WHAT TO DO – Pick out all lines of the entries that include the word "this" and copy them.

RECORDS FOR PROCESSING –
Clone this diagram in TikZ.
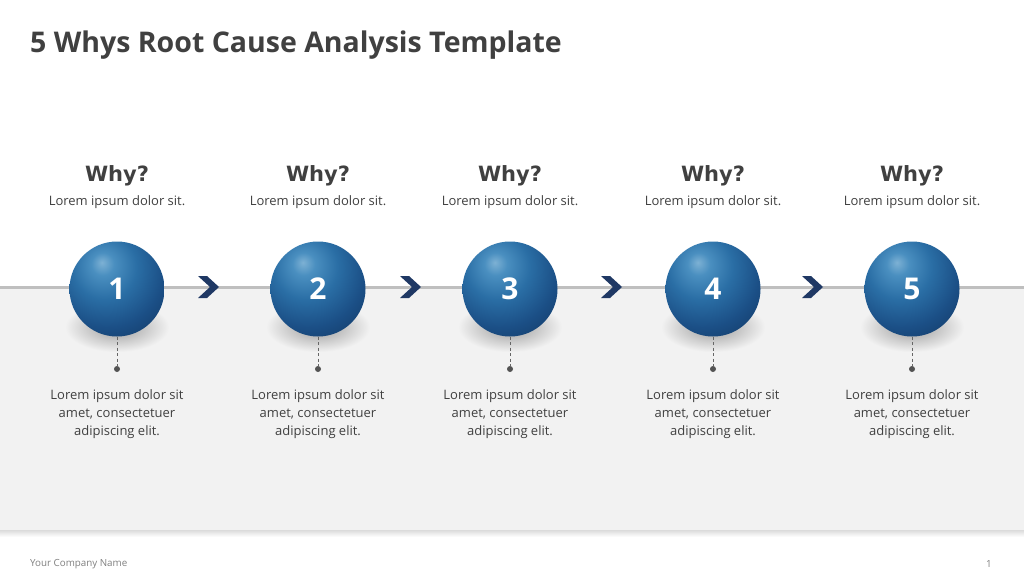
\documentclass[tikz,border=0pt]{standalone}
\usepackage{fontspec}
\setmainfont{Open Sans}
\newfontfamily\whyfont[BoldFont={DejaVu Sans Bold}]{DejaVu Sans}
\usetikzlibrary{calc}
\definecolor{txt}{HTML}{404040}
\definecolor{band}{HTML}{F2F2F2}
\definecolor{linegray}{HTML}{BFBFBF}
\definecolor{navy}{HTML}{1F3864}
\definecolor{footgray}{HTML}{808080}
\definecolor{sphA}{HTML}{7DB1D4}
\definecolor{sphB}{HTML}{4A8FC0}
\definecolor{sphC}{HTML}{2A6EA5}
\definecolor{sphD}{HTML}{1B4F86}
\definecolor{sphE}{HTML}{123863}
\pgfdeclareradialshading{sphere}{\pgfpoint{-8bp}{14bp}}{%
  color(0bp)=(sphA);
  color(6bp)=(sphB);
  color(17bp)=(sphC);
  color(30bp)=(sphD);
  color(44bp)=(sphE);
  color(100bp)=(sphE)}
\tikzset{
  title/.style={anchor=west, font=\fontsize{28.5}{34}\selectfont\bfseries, text=txt, inner sep=0pt},
  why/.style={font=\whyfont\fontsize{21}{25}\selectfont\bfseries, text=txt, inner sep=0pt},
  sub/.style={font=\fontsize{13}{15}\selectfont, text=txt, inner sep=0pt},
  desc/.style={font=\fontsize{13}{18}\selectfont, text=txt, align=center, inner sep=0pt, anchor=north},
  ball/.style={circle, minimum size=95pt, inner sep=0pt, shading=sphere, text=white,
    font=\fontsize{30}{36}\selectfont\bfseries},
  chev/.style={fill=navy},
  dot/.style={circle, fill=txt!90, minimum size=6pt, inner sep=0pt},
  foot/.style={font=\fontsize{9.8}{11}\selectfont, text=footgray, inner sep=0pt}
}
\begin{document}
\begin{tikzpicture}[x=1pt,y=-1pt]
\useasboundingbox (0,0) rectangle (1024,576);
\fill[white] (0,0) rectangle (1024,576);
% band
\fill[band] (0,287) rectangle (1024,530);
\shade[top color=black!14, bottom color=white] (0,530) rectangle (1024,537);
\draw[linegray, line width=3pt] (0,287) -- (1024,287);
% title
\node[title] (t) at (30,45) {5 Whys Root Cause Analysis Template};
% steps
\foreach \n/\x in {1/117,2/318,3/510,4/713,5/912}{
  \shade[inner color=black!40, outer color=band] (\x,327) ellipse [x radius=52, y radius=25];
  \node[ball] (b\n) at (\x,289) {\n};
  \node[why] (w\n) at (\x,176) {Why?};
  \node[sub] (s\n) at (\x,202) {Lorem ipsum dolor sit.};
  \node[dot] (d\n) at (\x,369) {};
  \draw[txt!80, dash pattern=on 3pt off 2.5pt, line width=0.9pt] (b\n.south) -- (d\n.center);
  \node[desc] (l\n) at (\x,389) {Lorem ipsum dolor sit\\amet, consectetuer\\adipiscing elit.};
}
% chevrons
\foreach \c in {209,411,612,813}{
  \fill[chev] (\c-11,276) -- (\c-2,276) -- (\c+10,287) -- (\c-2,298) -- (\c-11,298) -- (\c+1,287) -- cycle;
}
% footer
\node[foot, anchor=west] (fc) at (30,564) {Your Company Name};
\node[foot] (pg) at (989,564) {1};
\end{tikzpicture}
\end{document}
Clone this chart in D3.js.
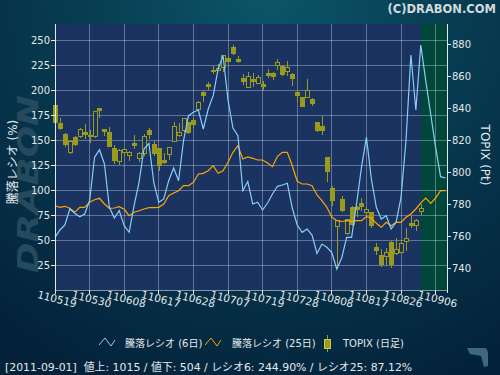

IN RESPONSE –
Clone this diagram in TikZ.
Clone this chart in D3.js.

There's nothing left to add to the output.